Augusto Manzanal Ciancaglini*
Las diferencias entre la República Dominicana y Haití hace rato que están claras para todos; muchos, como Joaquín Balaguer, describieron la disparidad étnica, pero tal vez sea hora de empezar a buscar también las semejanzas, tarea que iniciaron algunos autores como André Corten, quien vio paralelismos claros en la construcción de estados débiles; el espejo de la otredad puede reflejar la esencia de uno. Hay una larga categoría de nexos en la historia de ambos pueblos, desde el hecho que fueron colonias de imperios europeos latinos y católicos, y que gran parte de la población tiene su origen en África Occidental, 90 % en el caso de los dominicanos y casi todos los haitianos.
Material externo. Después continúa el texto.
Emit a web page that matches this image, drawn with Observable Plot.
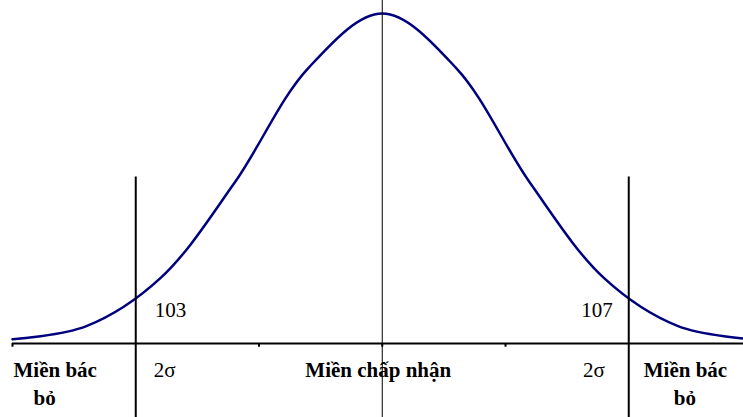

Ahora bien, está claro que las diferencias culturales no son insalvables, sino que el desequilibrio principal se asienta en lo económico y el problema migratorio que trae aparejado. En la migración haitiana, República Dominicana, además de tener un escollo, no solo puede encontrar la solución de la cuestión, sino que puede ser un punto de partida para un beneficio general. Teniendo en cuenta las abismales distancias contextuales, después de siglos de guerra, Alemania y Francia, rivales acérrimos, encontraron en el carbón y el acero la clave para evitar el conflicto, la savia de la guerra fue la semilla de la paz.
Haití y República Dominicana, despojándose del racismo y del rencor inmemorial de ocupaciones y masacres, sin caer en propuestas irreflexivas cargadas de irredentismo, amurallamiento imposible o ingenuidad unificadora, deberán descubrir en la interacción económica y educacional el modo de salir del atolladero demográfico para vislumbrar una lógica sociedad de estados vecinos. Herramientas como el Observatorio Binacional sobre la Migración, Educación, Medioambiente y el Comercio (OBMEC) son tímidas primeras posibilidades.
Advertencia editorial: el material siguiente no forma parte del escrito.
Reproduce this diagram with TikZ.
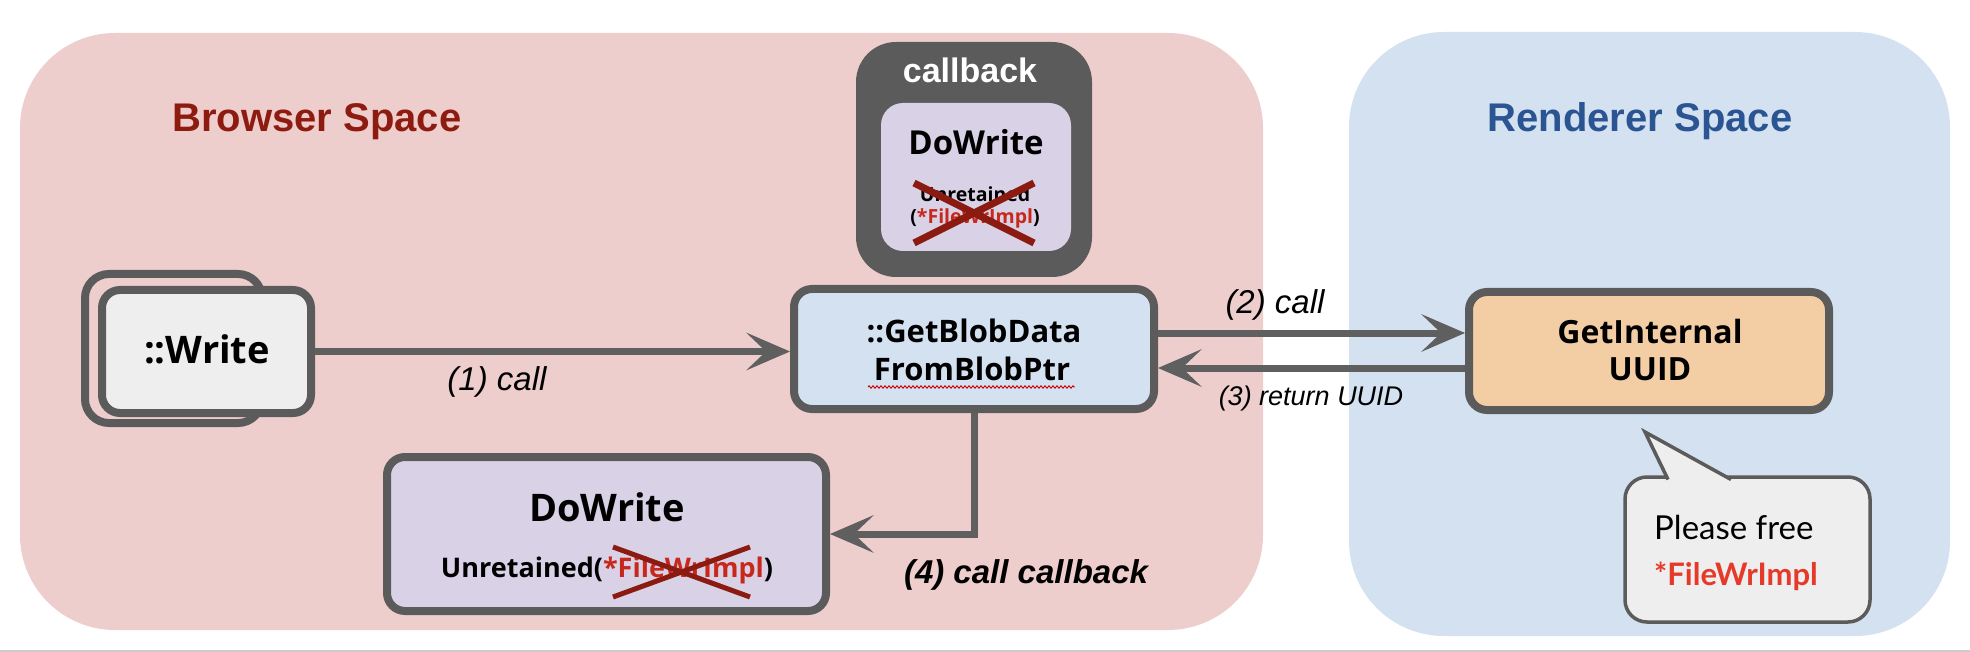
\documentclass[tikz,border=0pt]{standalone}
\usepackage{fontspec}
\setmainfont{Open Sans}
\newfontfamily\lsans{Liberation Sans}
\newfontfamily\latofont{Lato}
\usetikzlibrary{arrows.meta,decorations.pathmorphing}
\definecolor{pinkbg}{RGB}{238,205,205}
\definecolor{bluebg}{RGB}{212,225,240}
\definecolor{boxgray}{RGB}{91,91,91}
\definecolor{arrgray}{RGB}{95,95,95}
\definecolor{lav}{RGB}{217,210,230}
\definecolor{peach}{RGB}{243,205,164}
\definecolor{lblue}{RGB}{212,225,240}
\definecolor{lgray}{RGB}{238,238,238}
\definecolor{darkred}{RGB}{142,27,16}
\definecolor{darkblue}{RGB}{42,85,146}
\definecolor{txtred}{RGB}{200,40,28}
\definecolor{bubred}{RGB}{229,58,42}
\definecolor{xred}{RGB}{139,26,16}
\newcommand\fsz[1]{\fontsize{#1}{#1}\selectfont}
\begin{document}
\begin{tikzpicture}[x=1pt,y=-1pt,
  box/.style={draw=boxgray, line width=8pt, rounded corners=18pt, inner sep=0pt},
  region/.style={rounded corners=95pt, inner sep=0pt},
  lbl/.style={inner sep=0pt, anchor=base},
  arr/.style={draw=arrgray, line width=7pt, -{Stealth[length=44pt,width=38pt,inset=20pt,line width=0pt]}},
  cross/.style={draw=xred, line width=#1},
]
\useasboundingbox (0,0) rectangle (1970,652);
\fill[black!20] (0,649.5) rectangle (1970,652);
% regions
\node[region, fill=pinkbg, minimum width=1243pt, minimum height=597pt] (BS) at (641.5,331.5) {};
\node[region, fill=bluebg, minimum width=601pt, minimum height=604pt] (RS) at (1649.5,334) {};
\node[lbl, text=darkred, font=\lsans\bfseries\fsz{40}] (BSt) at (317,132) {Browser Space};
\node[lbl, text=darkblue, font=\lsans\bfseries\fsz{40}] (RSt) at (1640,132) {Renderer Space};
% callback container
\node[fill=boxgray, rounded corners=40pt, inner sep=0pt, minimum width=236pt, minimum height=235pt] (CB) at (974,159.5) {};
\node[lbl, text=white, font=\lsans\bfseries\fsz{34}] (CBt) at (970,83) {callback};
\node[fill=lav, rounded corners=22pt, inner sep=0pt, minimum width=190pt, minimum height=148pt] (CBi) at (976,177) {};
\node[lbl, font=\bfseries\fsz{33}] (CBd) at (976,155) {DoWrite};
\node[lbl, font=\bfseries\fsz{19.5}] (CBu) at (975,202) {Unretained};
\node[lbl, font=\bfseries\fsz{19.5}] (CBf) at (975,224) {(\textcolor{txtred}{*FileWrImpl})};
\draw[cross=7pt] (914,183) -- (1034,243);
\draw[cross=7pt] (914,243) -- (1034,183);
% ::Write
\node[box, rounded corners=24pt, minimum width=177pt, minimum height=149pt] (Wb) at (173.5,348.5) {};
\node[box, fill=lgray, minimum width=209pt, minimum height=123pt] (W) at (206.5,351.5) {};
\node[lbl, font=\bfseries\fsz{38}] (Wt) at (207,363) {::Write};
% GetBlobData
\node[box, fill=lblue, minimum width=360pt, minimum height=120pt] (GB) at (974,349) {};
\node[lbl, font=\bfseries\fsz{31}] (GB1) at (974,342) {::GetBlobData};
\node[lbl, font=\bfseries\fsz{31}] (GB2) at (972,380) {FromBlobPtr};
\draw[red!80!black, line width=0.9pt, decorate, decoration={zigzag, segment length=4pt, amplitude=1.2pt}] (868,387) -- (1075,387);
% GetInternal UUID
\node[box, fill=peach, minimum width=360pt, minimum height=118pt] (GI) at (1649,351) {};
\node[lbl, font=\bfseries\fsz{32}] (GI1) at (1650,343) {GetInternal};
\node[lbl, font=\bfseries\fsz{32}] (GI2) at (1650,380) {UUID};
% DoWrite bottom
\node[box, fill=lav, minimum width=439pt, minimum height=154pt] (DW) at (606.5,534) {};
\node[lbl, font=\bfseries\fsz{38}] (DW1) at (607,521) {DoWrite};
\node[lbl, font=\bfseries\fsz{27}] (DW2) at (607,577) {Unretained(\textcolor{txtred}{*FileWrImpl})};
\draw[cross=5pt] (613,547) -- (750,597);
\draw[cross=5pt] (613,597) -- (750,547);
% arrows
\draw[arr] (W.east) -- (W.east -| GB.west);
\draw[arr] ([yshift=16pt]GB.east) -- ([yshift=16pt]GB.east -| GI.west);
\draw[arr] ([yshift=-17pt]GI.west) -- ([yshift=-17pt]GI.west -| GB.east);
\draw[arr] (GB.south) |- (DW.east);
\node[lbl, font=\lsans\itshape\fsz{33}] (L1) at (497,390) {(1) call};
\node[lbl, font=\lsans\itshape\fsz{33}] (L2) at (1275,313) {(2) call};
\node[lbl, font=\lsans\itshape\fsz{27}] (L3) at (1311,405) {(3) return UUID};
\node[lbl, font=\lsans\bfseries\itshape\fsz{33}] (L4) at (1026,583) {(4) call callback};
% speech bubble
\node[draw=boxgray, line width=3.5pt, fill=lgray, rounded corners=22pt, inner sep=0pt, minimum width=245pt, minimum height=145pt] (SB) at (1747.5,549.5) {};
\fill[lgray] (1645,432) -- (1668,479.5) -- (1731,479.5) -- cycle;
\draw[boxgray, line width=3.5pt] (1668,479.5) -- (1645,432) -- (1731,479.5);
\node[lbl, anchor=base west, font=\latofont\fsz{33}] (SB1) at (1654,539) {Please free};
\node[lbl, anchor=base west, text=bubred, font=\latofont\bfseries\fsz{31}] (SB2) at (1654,585) {*FileWrImpl};
\end{tikzpicture}
\end{document}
Para empezar, hay que aceptar la asimetría en la riqueza y en el progreso de sus sociedades, República Dominicana con su importante crecimiento económico, que no va al mismo ritmo de su desarrollo, tiene que ser el primer interesado en ayudar a sacar a Haití de la miseria; la mejor forma de desarrollarse es hacia fuera, influyendo, aun cuando haya que trabajar con un Estado fallido. Por lo tanto, la iniciativa solo puede ser dominicana.
La amplitud panorámica del hombre lo hace grande; Italia existe gracias a la apertura mental de las elites piamontesas, como España de las castellanas. Un empresariado encerrado en su confortable y “blanco” castillo, mientras los ciudadanos subsisten luchando contra su “pelo malo” dentro de la determinante jerarquía social y el fangoso sistema clientelar, ha sido el gran perjuicio de muchos pueblos latinoamericanos.
Haití es en muchos aspectos un campo inexplorado para la inversión y hasta que no tenga un marco favorable para esto, será un lastre; crecer junto a un estado agarrotado no es imposible, véase el caso de la República de Corea, pero es igual de cierto que abierto e interconectado el desarrollo se impulsa mucho más, Singapur o Irlanda son ejemplos de eso.
El exotismo de Haití, con el vudú, la pintura ingenua o los ritmos africanos junto a sus playas, tienen un interesante potencial turístico. Duplicar los motivos para visitar la isla a nivel de recreación y cultura harían a La Hispaniola aún más atractiva. Otra vez, expandiéndose se valoraría y se maximizaría lo que se tiene.
Es complicado para un país en vías de desarrollo convivir en la misma isla con la nación más pobre del continente, no obstante, es inexorable afrontar esta circunstancia con la máxima inteligencia y el mayor desapasionamiento. Hoy es inviable tanto una federación, una confederación o una apertura total a la europea y lo es también una frontera impenetrable, pero por sobre todas las cosas, es inviable enclaustrarse en la hipocresía. Jean-Pierre Boyer y Rafael Leónidas Trujillo hace rato que ya no están, por lo cual, habrá que zambullirse impávidamente y con una pragmática capacidad de comprensión, en el inevitable futuro común.